Há poucos dias, o jornal católico italiano Avvenire publicou um editorial assinado pelo cardeal Angelo Scola, patriarca de Veneza. É um texto que vale a pena ser lido atentamente e, por isso, o publicamos também nesta edição de Passos. Entre as duas tentações que sempre estão presentes, quando nos confrontamos com a fé (a redução do cristianismo a mera “religião civil, simples suporte ético” e a “criptodiáspora” de quem se contenta com o “anúncio puro e cru” da cruz, fugindo das batalhas da história), Dom Scola indica um outro modo – talvez o único – de viver o cristianismo: “Propor o acontecimento de Jesus Cristo em toda a sua inteireza, que não pode ser capturado por nenhuma ideologia humana”, desvendando “a beleza e a fecundidade da fé na vida de todos os dias”. Esperança, portanto. Algo bem diferente de “hegemonia mundana”.

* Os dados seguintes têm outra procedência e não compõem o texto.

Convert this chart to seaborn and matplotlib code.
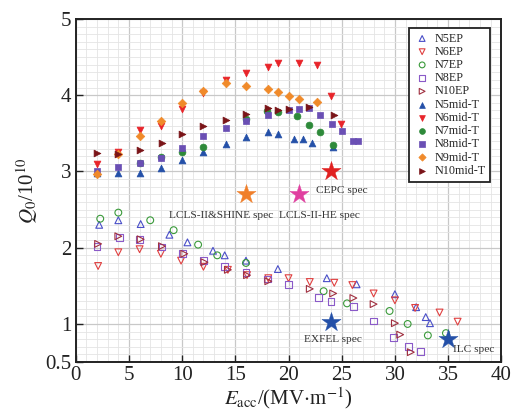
import matplotlib
matplotlib.use("Agg")
import matplotlib.pyplot as plt
import seaborn as sns
import pandas as pd
import numpy as np
from matplotlib.ticker import MultipleLocator

# ---------------- data ----------------
N5EP_E = [2.2, 4.0, 6.1, 8.8, 10.5, 12.9, 14.0, 16.0, 19.0, 23.6, 26.4, 30.0, 32.0, 32.9, 33.3]
N5EP_Q = [2.30, 2.36, 2.31, 2.17, 2.07, 1.96, 1.90, 1.83, 1.72, 1.60, 1.52, 1.39, 1.22, 1.09, 1.01]

N6EP_E = [2.1, 4.0, 6.0, 8.0, 9.9, 12.0, 14.3, 16.1, 18.1, 20.0, 22.0, 24.3, 26.0, 28.0, 30.0, 31.9, 34.2, 35.9]
N6EP_Q = [1.76, 1.94, 1.98, 1.92, 1.83, 1.75, 1.71, 1.64, 1.60, 1.60, 1.55, 1.54, 1.51, 1.40, 1.31, 1.21, 1.15, 1.03]

N7EP_E = [2.3, 4.0, 7.0, 9.2, 11.5, 13.3, 16.0, 23.3, 25.5, 29.5, 31.2, 33.1, 34.8]
N7EP_Q = [2.38, 2.46, 2.36, 2.23, 2.04, 1.90, 1.80, 1.43, 1.27, 1.17, 1.00, 0.85, 0.88]

N8EP_E = [2.0, 4.1, 6.0, 8.1, 10.0, 12.0, 14.0, 16.0, 18.0, 20.0, 22.8, 24.0, 26.1, 28.0, 29.9, 31.3, 32.4]
N8EP_Q = [2.02, 2.13, 2.11, 2.01, 1.92, 1.83, 1.75, 1.67, 1.59, 1.52, 1.35, 1.29, 1.23, 1.04, 0.82, 0.70, 0.64]

N10EP_E = [2.1, 4.0, 6.1, 8.1, 10.2, 12.1, 14.3, 16.1, 18.1, 22.0, 24.2, 26.1, 28.0, 30.0, 30.5, 31.5]
N10EP_Q = [2.05, 2.15, 2.11, 2.02, 1.92, 1.81, 1.71, 1.64, 1.56, 1.46, 1.40, 1.34, 1.26, 1.01, 0.86, 0.63]

N5mid_E = [2.0, 4.0, 6.0, 8.0, 10.0, 12.0, 14.1, 16.0, 18.1, 19.0, 20.5, 21.4, 22.2, 24.2]
N5mid_Q = [2.98, 2.98, 2.98, 3.05, 3.15, 3.26, 3.36, 3.45, 3.52, 3.49, 3.43, 3.43, 3.37, 3.32]

N6mid_E = [2.0, 4.0, 6.0, 8.0, 10.0, 12.0, 14.1, 16.0, 18.1, 19.0, 21.0, 22.7, 24.0, 24.9]
N6mid_Q = [3.10, 3.26, 3.54, 3.60, 3.82, 4.03, 4.20, 4.29, 4.37, 4.42, 4.42, 4.40, 3.99, 3.62]

N7mid_E = [6.0, 8.0, 10.0, 12.0, 16.0, 18.0, 19.0, 20.8, 21.9, 23.0, 24.2]
N7mid_Q = [3.11, 3.19, 3.25, 3.32, 3.69, 3.79, 3.78, 3.73, 3.61, 3.52, 3.35]

N8mid_E = [2.0, 4.0, 6.0, 8.0, 10.0, 12.0, 14.1, 16.0, 18.1, 20.0, 21.0, 21.9, 23.0, 24.1, 25.0, 26.1, 26.5]
N8mid_Q = [3.00, 3.06, 3.11, 3.18, 3.31, 3.47, 3.57, 3.66, 3.74, 3.80, 3.82, 3.83, 3.74, 3.62, 3.53, 3.40, 3.40]

N9mid_E = [2.0, 4.0, 6.0, 8.0, 10.0, 12.0, 14.1, 16.0, 18.1, 19.0, 20.0, 21.0, 22.7]
N9mid_Q = [2.97, 3.23, 3.47, 3.66, 3.90, 4.06, 4.16, 4.12, 4.08, 4.04, 3.99, 3.95, 3.91]

N10mid_E = [2.0, 4.0, 6.0, 8.1, 10.0, 12.0, 14.1, 16.0, 18.1, 19.0, 20.0, 21.9, 24.3]
N10mid_Q = [3.24, 3.23, 3.28, 3.37, 3.49, 3.60, 3.68, 3.75, 3.83, 3.81, 3.82, 3.84, 3.74]

spec_names = ["LCLS-II&SHINE spec", "LCLS-II-HE spec", "CEPC spec", "EXFEL spec", "ILC spec"]
spec_E = [16, 21, 24, 24, 35]
spec_Q = [2.7, 2.7, 3.0, 1.03, 0.8]

x_ticks = [0, 5, 10, 15, 20, 25, 30, 35, 40]
y_ticks = [0.5, 1, 2, 3, 4, 5]
y_tick_labels = ["0.5", "1", "2", "3", "4", "5"]

# ---------------- styles ----------------
series = [
    ("N5EP", N5EP_E, N5EP_Q, "^", "#4a4fc8", False),
    ("N6EP", N6EP_E, N6EP_Q, "v", "#e04040", False),
    ("N7EP", N7EP_E, N7EP_Q, "o", "#3a9a3a", False),
    ("N8EP", N8EP_E, N8EP_Q, "s", "#8a5ac8", False),
    ("N10EP", N10EP_E, N10EP_Q, ">", "#a03040", False),
    ("N5mid-T", N5mid_E, N5mid_Q, "^", "#2450a8", True),
    ("N6mid-T", N6mid_E, N6mid_Q, "v", "#e8242a", True),
    ("N7mid-T", N7mid_E, N7mid_Q, "o", "#2e8a3a", True),
    ("N8mid-T", N8mid_E, N8mid_Q, "s", "#6a4fb4", True),
    ("N9mid-T", N9mid_E, N9mid_Q, "D", "#f08a2a", True),
    ("N10mid-T", N10mid_E, N10mid_Q, ">", "#7a1418", True),
]
spec_colors = ["#f07f2a", "#e040a0", "#e02020", "#2450a8", "#2450a8"]
spec_offsets = [(-25, -21), (20, -21), (11, -19), (2, -18), (26, -10)]

sns.set_theme(style="white")
plt.rcParams["font.family"] = ["Liberation Serif", "DejaVu Serif"]
plt.rcParams["mathtext.fontset"] = "stix"

fig = plt.figure(figsize=(5.12, 4.11), dpi=100)
ax = fig.add_axes([0.148, 0.119, 0.831, 0.835])

for name, E, Q, mk, c, filled in series:
    df = pd.DataFrame({"E": E, "Q": Q})
    s = 24 if mk != "D" else 19
    if filled:
        sns.scatterplot(data=df, x="E", y="Q", ax=ax, marker=mk, s=s, color=c,
                        edgecolor=c, linewidth=0.5, label=name, zorder=3)
    else:
        sns.scatterplot(data=df, x="E", y="Q", ax=ax, marker=mk, s=s, color=c,
                        facecolors="none", edgecolors=c, linewidth=0.8, label=name, zorder=3)

spec_df = pd.DataFrame({"E": spec_E, "Q": spec_Q, "name": spec_names})
for i, row in spec_df.iterrows():
    sns.scatterplot(x=[row["E"]], y=[row["Q"]], ax=ax, marker="*", s=210,
                    color=spec_colors[i], edgecolor=spec_colors[i], linewidth=0.3,
                    legend=False, zorder=4)
    ax.annotate(row["name"], (row["E"], row["Q"]), xytext=spec_offsets[i],
                textcoords="offset pixels", ha="center", va="center",
                fontsize=8.2, color="#333333", zorder=5)

ax.set_xlim(0, 40)
ax.set_ylim(0.5, 5)
ax.set_xticks(x_ticks)
ax.set_xticklabels([str(t) for t in x_ticks])
ax.set_yticks(y_ticks)
ax.set_yticklabels(y_tick_labels)
ax.xaxis.set_minor_locator(MultipleLocator(1))
ax.yaxis.set_minor_locator(MultipleLocator(0.1))
ax.grid(which="major", color="#c8c8c8", linewidth=0.9, zorder=0)
ax.grid(which="minor", color="#e4e4e4", linewidth=0.6, zorder=0)
ax.set_axisbelow(True)
ax.tick_params(which="major", direction="in", length=5, width=1.0, labelsize=15,
               colors="#222222", top=False, right=False, left=True, bottom=True, pad=3)
ax.tick_params(which="minor", length=0)
for sp in ax.spines.values():
    sp.set_color("#222222")
    sp.set_linewidth(1.4)

ax.set_xlabel(r"$E_{\rm acc}$/(MV$\cdot$m$^{-1}$)", fontsize=15, labelpad=0, color="#222222")
ax.set_ylabel(r"$Q_0$/10$^{10}$", fontsize=15, labelpad=4, color="#222222")

leg = ax.legend(loc="upper right", bbox_to_anchor=(0.974, 0.974), borderaxespad=0,
                fontsize=8.7, frameon=True, fancybox=False, edgecolor="#222222",
                framealpha=1, labelspacing=0.1, handletextpad=0.35, borderpad=0.4,
                markerscale=0.85, handlelength=1.3)
leg.get_frame().set_linewidth(1.3)

fig.savefig("out.png", dpi=100)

São temas que merecem ser aprofundados, não em algumas poucas linhas, mas no trabalho das próximas semanas. Tanto mais que se harmonizam de maneira surpreendente – e até comovente – com a trajetória educacional que estamos percorrendo nestes meses.
O texto de Dom Scola enfatiza a natureza do cristianismo e a dinâmica da fé: o Acontecimento, um Fato presente, “Algo que vem antes”, na expressão de Dom Giussani que vai se tornando cada vez mais familiar. E o testemunho, o “incansável relato” que “oferece a todos a esperança”. Mas o que significa testemunhar Cristo? E fazê-lo hoje, numa realidade que parece literalmente enlouquecida, incapaz de usar plenamente a razão? Esse é o desafio que somos chamados a enfrentar.
Para afirmar valores podemos esgrimir e brandir argumentos justíssimos, embrenhando-nos na luta, armados de uma doutrina correta, contrapondo-a à loucura dos que chegam a negar até as evidências mais imediatas. Essa é uma possibilidade, que vemos acontecer com frequência em nossos dias. É uma tentação sempre viva para todos nós, como vimos acontecer recentemente no Brasil, nas discussões sobre a menina de Alagoinha. Mas o cristianismo não é isso. Antes, é aquele Acontecimento que irrompe em nossa vida por meio das testemunhas, as quais nos levam a compreender melhor o que é a vida. É aquele Fato que tem um alcance de conhecimento incomparável, porque nos acompanha até o fundo da realidade, e o faz do modo mais simples: levando-nos a encontrar pessoas que vivem de maneira diferente, que acolhem o sofrimento de maneira diferente, que constróem família de maneira diferente. E que nesse “diferente”, tão carregado de razões e de atrações – porque corresponde aos anseios do nosso coração –, oferecem ao mundo uma esperança sem fim: a Sua Presença. Sem Ele, essa diversidade não se explicaria. Essa capacidade de viver o real seria impossível. Mas ela existe.
“Para defender a vida, Dom Giussani fez pulsar em nossas veias uma febre de vida”, lembrava há algum tempo padre Julián Carrón a um grupo de responsáveis de CL. Testemunha, justamente. Trata-se de um desafio excitante. Aliás, o único que verdadeiramente vale a pena abraçar.